Wednesday, February 25, 2009

Science and Art: Color Lesson


Read Color, Ruth Heller. There's a clear and colorful explanation of printing using four colors: Yellow, cyan, magenta and black. Or find another simple explanation to read (like this one, The Science of Light: Made from Dots).


Dotty Dots: You need a pencil, a piece of white paper, a yellow marker, a red marker, and a blue marker (preferably a cyan blue rather than a royal blue). Draw three circles with a gray pencil on the white piece of paper. In one circle, use the red and blue marker tips to make red dots and blue dots, as close together as you can get without overlapping. In another circle, do the same with the blue and the yellow markers, and use red and yellow dots to fill in the third circle. Look at the circles close up--can you see the separate colors? Now ask another person to hold up your paper as you look at it from across the room. Can you still see separate dots of different colors, or do they blend to look like one color?

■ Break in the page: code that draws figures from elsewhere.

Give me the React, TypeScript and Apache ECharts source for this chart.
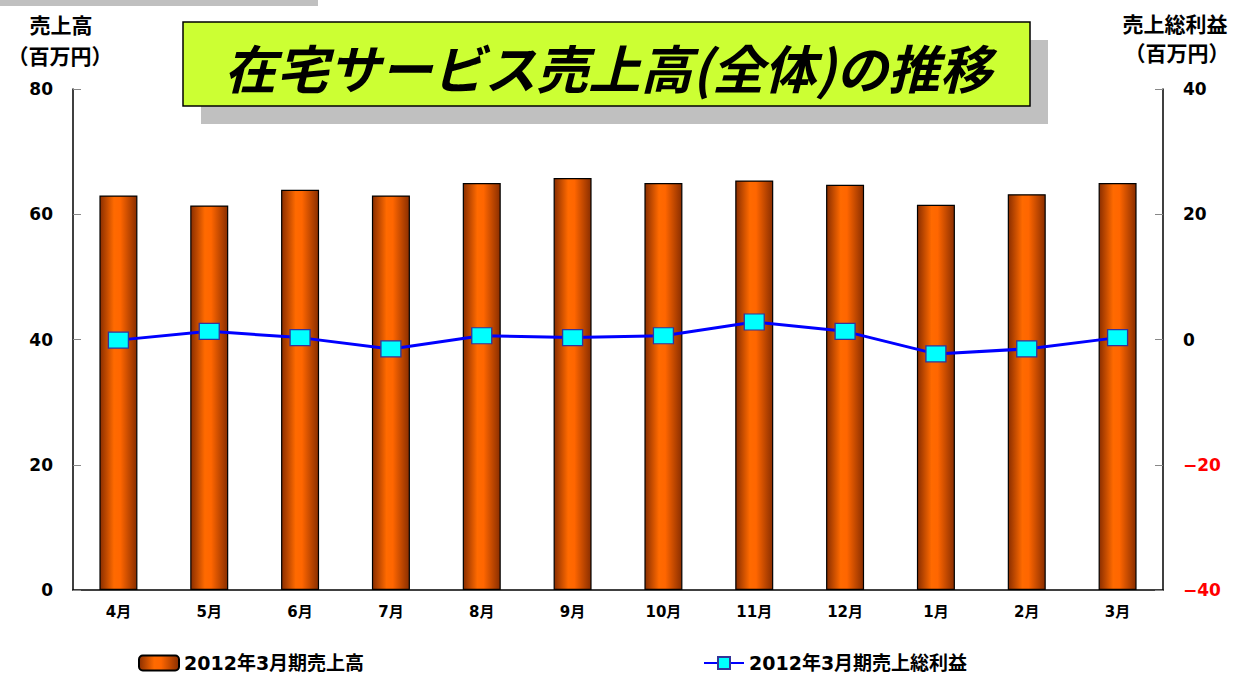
import React, { useEffect, useRef } from "react";
import * as echarts from "echarts";

const categories = ["4月", "5月", "6月", "7月", "8月", "9月", "10月", "11月", "12月", "1月", "2月", "3月"];
const salesValues = [63.0, 61.4, 63.9, 63.0, 65.0, 65.8, 65.0, 65.4, 64.7, 61.5, 63.2, 65.0];
const grossProfitValues = [-0.1, 1.3, 0.3, -1.5, 0.6, 0.3, 0.6, 2.8, 1.3, -2.3, -1.5, 0.3];
const leftTicks = { min: 0, max: 80, interval: 20 };
const rightTicks = { min: -40, max: 40, interval: 20 };
const salesName = "2012年3月期売上高";
const profitName = "2012年3月期売上総利益";
const titleText = "在宅サービス売上高(全体)の推移";
const leftAxisName = ["売上高", "（百万円）"];
const rightAxisName = ["売上総利益", "（百万円）"];

const FONT = "'DejaVu Sans', 'Noto Sans CJK JP', sans-serif";
const CJK = "'Noto Sans CJK JP', sans-serif";

export default function App() {
  const ref = useRef<HTMLDivElement>(null);
  useEffect(() => {
    if (!ref.current) return;
    const chart = echarts.init(ref.current, undefined, { renderer: "svg" });
    const barGradient = new echarts.graphic.LinearGradient(0, 0, 1, 0, [
      { offset: 0, color: "#8a2e00" },
      { offset: 0.38, color: "#ff6a00" },
      { offset: 0.55, color: "#ff6600" },
      { offset: 1, color: "#8a2e00" },
    ]);
    const nameText = (x: number, y: number, text: string) => ({
      type: "text",
      x,
      y,
      style: {
        text,
        font: `bold 21px ${CJK}`,
        fill: "#000000",
        align: "center",
        verticalAlign: "middle",
      },
    });
    const legendText = { fontSize: 19, fontWeight: "bold", color: "#000", fontFamily: FONT, lineHeight: 20 };
    chart.setOption({
      animation: false,
      backgroundColor: "#ffffff",
      textStyle: { fontFamily: FONT },
      grid: { left: 73, right: 85, top: 89, bottom: 86 },
      graphic: [
        { type: "rect", shape: { x: 0, y: 0, width: 318, height: 6 }, style: { fill: "#c0c0c0" } },
        { type: "rect", shape: { x: 201, y: 40, width: 847, height: 84 }, style: { fill: "#c0c0c0" } },
        { type: "rect", shape: { x: 183, y: 22, width: 847, height: 84 }, style: { fill: "#ccff33", stroke: "#000000", lineWidth: 1.5 } },
        {
          type: "text",
          x: 608,
          y: 66,
          style: {
            text: titleText,
            font: `italic bold 52px ${CJK}`,
            fill: "#000000",
            align: "center",
            verticalAlign: "middle",
          },
        },
        nameText(61, 24, leftAxisName[0]),
        nameText(60, 55, leftAxisName[1]),
        nameText(1175, 23, rightAxisName[0]),
        nameText(1177, 52, rightAxisName[1]),
      ],
      legend: [
        {
          data: [salesName],
          left: 138,
          top: 653,
          padding: 0,
          itemWidth: 40,
          itemHeight: 15,
          textStyle: legendText,
        },
        {
          data: [profitName],
          left: 703,
          top: 653,
          padding: 0,
          itemWidth: 40,
          itemHeight: 15,
          textStyle: legendText,
        },
      ],
      xAxis: {
        type: "category",
        data: categories,
        axisLine: { lineStyle: { color: "#000", width: 1.5 } },
        axisTick: { inside: true, length: 6, lineStyle: { color: "#888" } },
        axisLabel: { margin: 14, fontSize: 15, fontWeight: "bold", color: "#000", fontFamily: FONT },
      },
      yAxis: [
        {
          type: "value",
          min: leftTicks.min,
          max: leftTicks.max,
          interval: leftTicks.interval,
          axisLine: { show: true, lineStyle: { color: "#000", width: 1.5 } },
          axisTick: { show: true, inside: true, length: 8, lineStyle: { color: "#888" } },
          splitLine: { show: false },
          axisLabel: { margin: 20, fontSize: 17, fontWeight: "bold", color: "#000", fontFamily: FONT },
        },
        {
          type: "value",
          min: rightTicks.min,
          max: rightTicks.max,
          interval: rightTicks.interval,
          position: "right",
          axisLine: { show: true, lineStyle: { color: "#000", width: 1.5 } },
          axisTick: { show: true, inside: true, length: 8, lineStyle: { color: "#888" } },
          splitLine: { show: false },
          axisLabel: {
            margin: 20,
            fontSize: 17,
            fontWeight: "bold",
            fontFamily: FONT,
            formatter: (v: number) => (v < 0 ? "−" + Math.abs(v) : String(v)),
            color: (v: any) => (Number(v) < 0 ? "#ff0000" : "#000000"),
          },
        },
      ],
      series: [
        {
          name: salesName,
          type: "bar",
          data: salesValues,
          barWidth: 38,
          itemStyle: { color: barGradient, borderColor: "#000", borderWidth: 1.2 },
        },
        {
          name: profitName,
          type: "line",
          yAxisIndex: 1,
          data: grossProfitValues,
          symbol: "rect",
          symbolSize: [20, 16],
          lineStyle: { color: "#0000ff", width: 3 },
          itemStyle: { color: "#00ffff", borderColor: "#333399", borderWidth: 1.2 },
        },
      ],
    });
    return () => chart.dispose();
  }, []);
  return <div ref={ref} style={{ position: "fixed", left: 0, top: 0, width: 1248, height: 676 }} />;
}
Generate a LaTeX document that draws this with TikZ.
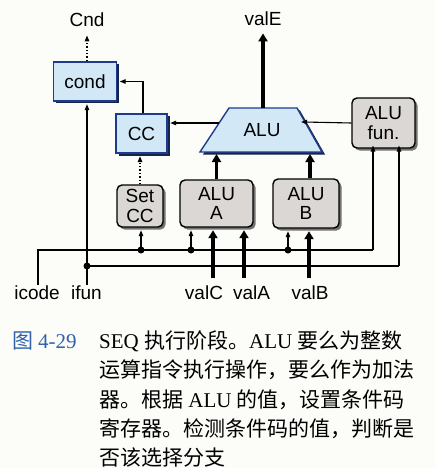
\documentclass[tikz,border=0pt]{standalone}
\usepackage{fontspec}
\usetikzlibrary{shadows,arrows.meta,calc}
\newfontfamily\lab{Liberation Sans}
\newfontfamily\cjk{Noto Sans CJK SC}
\newfontfamily\capser{Liberation Serif}
\newcommand\czh{\cjk\fontsize{21}{21}\selectfont}
\newcommand\ltn{\capser\fontsize{21}{21}\selectfont}
\definecolor{bfill}{HTML}{D3E8F7}
\definecolor{bline}{HTML}{1E3C8E}
\definecolor{bshad}{HTML}{16234A}
\definecolor{gfill}{HTML}{DAD7D4}
\definecolor{capblue}{HTML}{2F62AA}
\definecolor{bgc}{HTML}{FCFCF8}
\begin{document}
\begin{tikzpicture}[x=1pt,y=-1pt,
  bluebox/.style={draw=bline, line width=1.4pt, fill=bfill,
    general shadow={fill=bshad, shadow xshift=2.5pt, shadow yshift=-2.5pt},
    font=\lab\fontsize{19}{20}\selectfont, inner sep=0pt},
  graybox/.style={draw=black, line width=1.4pt, fill=gfill, rounded corners=5pt,
    general shadow={fill=black!55, shadow xshift=2.5pt, shadow yshift=-2.5pt},
    align=center, font=\lab\fontsize{19}{19.5}\selectfont, inner sep=0pt},
  lbl/.style={font=\lab\fontsize{19}{20}\selectfont, inner sep=0pt, anchor=base},
  thinarrow/.style={line width=1.1pt, -{Triangle[length=6pt,width=4.5pt]}},
  thinline/.style={line width=1.1pt},
  thickarrow/.style={line width=3.6pt, -{Triangle[length=8pt,width=9pt]}},
  dotarrow/.style={line width=1.4pt, dotted, -{Triangle[length=6pt,width=4.5pt]}},
  junc/.style={circle, fill=black, inner sep=0pt, minimum size=7pt},
  capline/.style={anchor=base west, inner sep=0pt, font=\ltn}
]
\fill[bgc] (0,0) rectangle (435,468);
\useasboundingbox (0,0) rectangle (435,468);

% boxes
\node[bluebox, minimum width=63pt, minimum height=39pt] (cond) at (85,81.5) {cond};
\node[bluebox, minimum width=51pt, minimum height=39pt] (cc) at (141.5,133.5) {CC};
\node[graybox, minimum width=46pt, minimum height=42pt] (setcc) at (140,206) {Set\\CC};
\node[graybox, minimum width=73pt, minimum height=47pt] (alua) at (216.5,203.5) {ALU\\A};
\node[graybox, minimum width=66pt, minimum height=49pt] (alub) at (306,203.5) {ALU\\B};
\node[graybox, minimum width=63pt, minimum height=50pt] (alufun) at (383.5,123) {ALU\\fun.};

% ALU trapezoid
\fill[bshad] (232,110.5) -- (300,110.5) -- (325,154.5) -- (203,154.5) -- cycle;
\draw[bline, line width=1.4pt, fill=bfill] (229,108) -- (297,108) -- (322,152) -- (200,152) -- cycle;
\node[font=\lab\fontsize{19}{20}\selectfont, inner sep=0pt] (alu) at (262,130) {ALU};
\coordinate (alutop) at (263,108);
\coordinate (alubot) at (262,152);
\coordinate (alur) at (304,122);
\coordinate (alul) at (219,123);

% labels
\node[lbl] (cnd) at (87,27) {Cnd};
\node[lbl] (vale) at (263,26) {valE};
\node[lbl] (icode) at (37,299) {icode};
\node[lbl] (ifun) at (86.5,299) {ifun};
\node[lbl] (valc) at (204,299) {valC};
\node[lbl] (vala) at (251.5,299) {valA};
\node[lbl] (valb) at (310,299) {valB};

% junctions
\coordinate (d1) at (141,250);
\coordinate (d2) at (191,250);
\coordinate (d3) at (288,250);
\coordinate (d4) at (87,266);
\coordinate (fa) at (373,148);
\coordinate (fb) at (399,148);

% thin control lines
\draw[thinline] ([xshift=1pt]icode.north) |- (d1) -- (d2) -- (d3) -- (d3 -| fa);
\draw[thinarrow, shorten >=-2.5pt] (d3 -| fa) -- (fa);
\draw[thinarrow, shorten >=2.5pt] (d4 |- ifun.north) -- (d4) -- (d4 |- cond.south);
\draw[thinline] (d4) -- (d4 -| fb);
\draw[thinarrow, shorten >=-2.5pt] (d4 -| fb) -- (fb);
\draw[thinarrow, shorten >=2.5pt] (d1) -- (d1 |- setcc.south);
\draw[thinarrow, shorten >=2.5pt] (d2) -- (d2 |- alua.south);
\draw[thinarrow, shorten >=2.5pt] (d3) -- (d3 |- alub.south);
\draw[thinarrow, shorten >=-3pt] (alufun.west) -- (alur);
\draw[thinarrow, shorten >=2.5pt] (alul) -- (alul -| cc.east);
\draw[thinarrow, shorten >=2.5pt] ([xshift=1.5pt]cc.north) |- (cond.east);

% dotted
\draw[dotarrow, shorten >=2.5pt] (setcc.north) -- (setcc.north |- cc.south);
\draw[dotarrow, shorten >=8pt] (cnd.south |- cond.north) -- (cnd.south);

% thick data paths
\draw[thickarrow, shorten <=7pt, shorten >=2.5pt] ([xshift=9pt]valc.north) -- ([xshift=9pt]valc.north |- alua.south);
\draw[thickarrow, shorten <=7pt, shorten >=2.5pt] ([xshift=-7.5pt]vala.north) -- ([xshift=-7.5pt]vala.north |- alua.south);
\draw[thickarrow, shorten <=7pt, shorten >=2.5pt] ([xshift=-1pt]valb.north) -- ([xshift=-1pt]valb.north |- alub.south);
\draw[thickarrow, shorten >=2pt] (alua.north) -- (alua.north |- alubot);
\draw[thickarrow, shorten >=2pt] ([xshift=4pt]alub.north) -- ([xshift=4pt]alub.north |- alubot);
\draw[thickarrow, shorten >=7pt] (alutop) -- (vale.south);

% junction dots
\foreach \d in {d1,d2,d3,d4} \node[junc] at (\d) {};

% caption
\node[capline, text=capblue] (fig) at (12,348) {\czh 图\hspace{5pt}\ltn 4-29};
\node[capline] (cap1) at (99,348) {SEQ \czh 执行阶段。\ltn ALU \czh 要么为整数};
\node[capline] (cap2) at (99,377.5) {\czh 运算指令执行操作，要么作为加法};
\node[capline] (cap3) at (99,407) {\czh 器。根据\ltn\ ALU \czh 的值，设置条件码};
\node[capline] (cap4) at (99,436) {\czh 寄存器。检测条件码的值，判断是};
\node[capline] (cap5) at (99,465) {\czh 否该选择分支};
\end{tikzpicture}
\end{document}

Colors under the microscope: Look at a variety of pictures--photographs, postcards, books--with a magnifying glass and under the microscope. Do you see tiny dots used to make the rainbow of colors? Now look at a part of a printed photo or postcard that looks white. What do you see under the microscope?

The Side Show (detail), Georges Seurat

Bonus Lesson: Read about Georges Seurat. His art was influenced by the science of color. Look closely at his pictures, and you'll see that they're composed of tiny dots of pure color.

1 comment:

Anonymous said...

What a fun lesson! :-)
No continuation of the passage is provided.